(Data section):
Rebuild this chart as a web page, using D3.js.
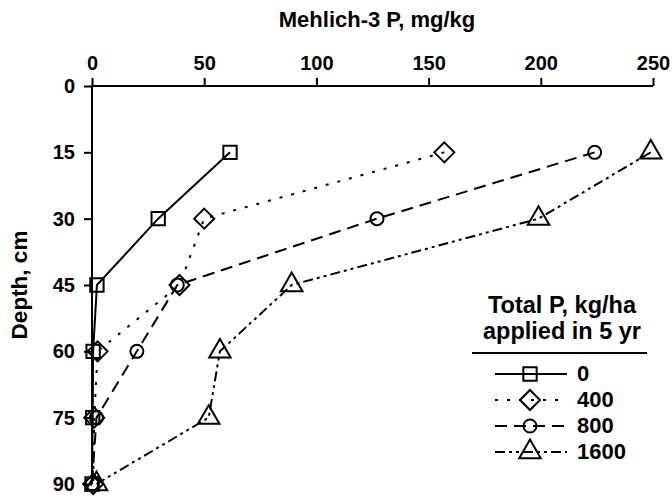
<!DOCTYPE html>
<html lang="en">
<head>
<meta charset="UTF-8">
<script src="https://d3js.org/d3.v7.min.js"></script>
<style>
    body { margin: 0; background: #fff; }
    text { font-family: "Liberation Sans", Arial, sans-serif; font-weight: bold; fill: #000; }
</style>
</head>
<body>
<svg id="chart" width="672" height="498"></svg>
<script>
// Datos
const depths = [15, 30, 45, 60, 75, 90];
const rates = ["0", "400", "800", "1600"];
const p0 = [61.5, 29.5, 2.2, 0.5, 0.3, 0];
const p400 = [157, 50, 39, 2.5, 1, 0.5];
const p800 = [224, 127, 38, 20, 2, 0];
const p1600 = [249, 199, 89, 57, 52, 2];
const xTicks = [0, 50, 100, 150, 200, 250];
const yTicks = [0, 15, 30, 45, 60, 75, 90];

const series = [
    { name: rates[0], values: p0, dash: null, symbol: "square" },
    { name: rates[1], values: p400, dash: "3,9", symbol: "diamond" },
    { name: rates[2], values: p800, dash: "12,7", symbol: "circle" },
    { name: rates[3], values: p1600, dash: "10,4,3,4,3,4", symbol: "triangle" }
];

const svg = d3.select("#chart");
const x = d3.scaleLinear().domain([0, 250]).range([92, 653]);
const y = d3.scaleLinear().domain([0, 90]).range([86, 484]);

// Ejes
const xAxis = svg.append("g")
    .attr("transform", "translate(0,86)")
    .call(d3.axisTop(x).tickValues(xTicks).tickSize(8).tickPadding(8));
const yAxis = svg.append("g")
    .attr("transform", "translate(92,0)")
    .call(d3.axisLeft(y).tickValues(yTicks).tickSize(8).tickPadding(9));
[xAxis, yAxis].forEach(a => {
    a.selectAll("path, line").attr("stroke", "#000").attr("stroke-width", 2);
    a.select(".domain").attr("d", a === xAxis ? "M92,0H653" : "M0,86V484");
    a.selectAll("text").style("font-size", "20px").style("font-weight", "bold");
});

svg.append("text").attr("x", 377).attr("y", 27).attr("text-anchor", "middle")
    .style("font-size", "22px").text("Mehlich-3 P, mg/kg");
svg.append("text").attr("transform", "translate(27,285) rotate(-90)").attr("text-anchor", "middle")
    .style("font-size", "22.5px").text("Depth, cm");

function symbolPath(s) {
    if (s === "diamond") return "M0,-10L10,0L0,10L-10,0Z";
    if (s === "square") return d3.symbol(d3.symbolSquare, 178)();
    if (s === "circle") return d3.symbol(d3.symbolCircle, 133)();
    return d3.symbol(d3.symbolTriangle, 200)();
}

// Líneas y marcadores
const line = d3.line().x(d => x(d[0])).y(d => y(d[1]));
series.forEach(s => {
    const pts = s.values.map((v, i) => [v, depths[i]]);
    svg.append("path").datum(pts)
        .attr("d", line)
        .attr("fill", "none").attr("stroke", "#000").attr("stroke-width", 2)
        .attr("stroke-dasharray", s.dash);
    svg.append("g").selectAll("path").data(pts).join("path")
        .attr("transform", d => `translate(${x(d[0])},${y(d[1])})`)
        .attr("d", symbolPath(s.symbol))
        .attr("fill", "none").attr("stroke", "#000").attr("stroke-width", 2);
});

// Leyenda
const lg = svg.append("g");
lg.append("text").attr("x", 562).attr("y", 313).attr("text-anchor", "middle").style("font-size", "23.5px").text("Total P, kg/ha");
lg.append("text").attr("x", 562).attr("y", 339).attr("text-anchor", "middle").style("font-size", "23.5px").text("applied in 5 yr");
lg.append("line").attr("x1", 472).attr("x2", 647).attr("y1", 353).attr("y2", 353).attr("stroke", "#000").attr("stroke-width", 2);
series.forEach((s, i) => {
    const yy = 374 + i * 26;
    lg.append("line").attr("x1", 495).attr("x2", 567).attr("y1", yy).attr("y2", yy)
        .attr("stroke", "#000").attr("stroke-width", 2).attr("stroke-dasharray", s.dash);
    lg.append("path").attr("transform", `translate(530,${yy})`).attr("d", symbolPath(s.symbol))
        .attr("fill", "none").attr("stroke", "#000").attr("stroke-width", 2);
    lg.append("text").attr("x", 577).attr("y", yy + 7).style("font-size", "22px").text(s.name);
});
</script>
</body>
</html>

(To do): All of the material above is to be copied exactly, except for its images.

(The reply):
Rebuild this chart as a web page, using D3.js.
<!DOCTYPE html>
<html lang="en">
<head>
<meta charset="UTF-8">
<script src="https://d3js.org/d3.v7.min.js"></script>
<style>
    body { margin: 0; background: #fff; }
    text { font-family: "Liberation Sans", Arial, sans-serif; font-weight: bold; fill: #000; }
</style>
</head>
<body>
<svg id="chart" width="672" height="498"></svg>
<script>
// Datos
const depths = [15, 30, 45, 60, 75, 90];
const rates = ["0", "400", "800", "1600"];
const p0 = [61.5, 29.5, 2.2, 0.5, 0.3, 0];
const p400 = [157, 50, 39, 2.5, 1, 0.5];
const p800 = [224, 127, 38, 20, 2, 0];
const p1600 = [249, 199, 89, 57, 52, 2];
const xTicks = [0, 50, 100, 150, 200, 250];
const yTicks = [0, 15, 30, 45, 60, 75, 90];

const series = [
    { name: rates[0], values: p0, dash: null, symbol: "square" },
    { name: rates[1], values: p400, dash: "3,9", symbol: "diamond" },
    { name: rates[2], values: p800, dash: "12,7", symbol: "circle" },
    { name: rates[3], values: p1600, dash: "10,4,3,4,3,4", symbol: "triangle" }
];

const svg = d3.select("#chart");
const x = d3.scaleLinear().domain([0, 250]).range([92, 653]);
const y = d3.scaleLinear().domain([0, 90]).range([86, 484]);

// Ejes
const xAxis = svg.append("g")
    .attr("transform", "translate(0,86)")
    .call(d3.axisTop(x).tickValues(xTicks).tickSize(8).tickPadding(8));
const yAxis = svg.append("g")
    .attr("transform", "translate(92,0)")
    .call(d3.axisLeft(y).tickValues(yTicks).tickSize(8).tickPadding(9));
[xAxis, yAxis].forEach(a => {
    a.selectAll("path, line").attr("stroke", "#000").attr("stroke-width", 2);
    a.select(".domain").attr("d", a === xAxis ? "M92,0H653" : "M0,86V484");
    a.selectAll("text").style("font-size", "20px").style("font-weight", "bold");
});

svg.append("text").attr("x", 377).attr("y", 27).attr("text-anchor", "middle")
    .style("font-size", "22px").text("Mehlich-3 P, mg/kg");
svg.append("text").attr("transform", "translate(27,285) rotate(-90)").attr("text-anchor", "middle")
    .style("font-size", "22.5px").text("Depth, cm");

function symbolPath(s) {
    if (s === "diamond") return "M0,-10L10,0L0,10L-10,0Z";
    if (s === "square") return d3.symbol(d3.symbolSquare, 178)();
    if (s === "circle") return d3.symbol(d3.symbolCircle, 133)();
    return d3.symbol(d3.symbolTriangle, 200)();
}

// Líneas y marcadores
const line = d3.line().x(d => x(d[0])).y(d => y(d[1]));
series.forEach(s => {
    const pts = s.values.map((v, i) => [v, depths[i]]);
    svg.append("path").datum(pts)
        .attr("d", line)
        .attr("fill", "none").attr("stroke", "#000").attr("stroke-width", 2)
        .attr("stroke-dasharray", s.dash);
    svg.append("g").selectAll("path").data(pts).join("path")
        .attr("transform", d => `translate(${x(d[0])},${y(d[1])})`)
        .attr("d", symbolPath(s.symbol))
        .attr("fill", "none").attr("stroke", "#000").attr("stroke-width", 2);
});

// Leyenda
const lg = svg.append("g");
lg.append("text").attr("x", 562).attr("y", 313).attr("text-anchor", "middle").style("font-size", "23.5px").text("Total P, kg/ha");
lg.append("text").attr("x", 562).attr("y", 339).attr("text-anchor", "middle").style("font-size", "23.5px").text("applied in 5 yr");
lg.append("line").attr("x1", 472).attr("x2", 647).attr("y1", 353).attr("y2", 353).attr("stroke", "#000").attr("stroke-width", 2);
series.forEach((s, i) => {
    const yy = 374 + i * 26;
    lg.append("line").attr("x1", 495).attr("x2", 567).attr("y1", yy).attr("y2", yy)
        .attr("stroke", "#000").attr("stroke-width", 2).attr("stroke-dasharray", s.dash);
    lg.append("path").attr("transform", `translate(530,${yy})`).attr("d", symbolPath(s.symbol))
        .attr("fill", "none").attr("stroke", "#000").attr("stroke-width", 2);
    lg.append("text").attr("x", 577).attr("y", yy + 7).style("font-size", "22px").text(s.name);
});
</script>
</body>
</html>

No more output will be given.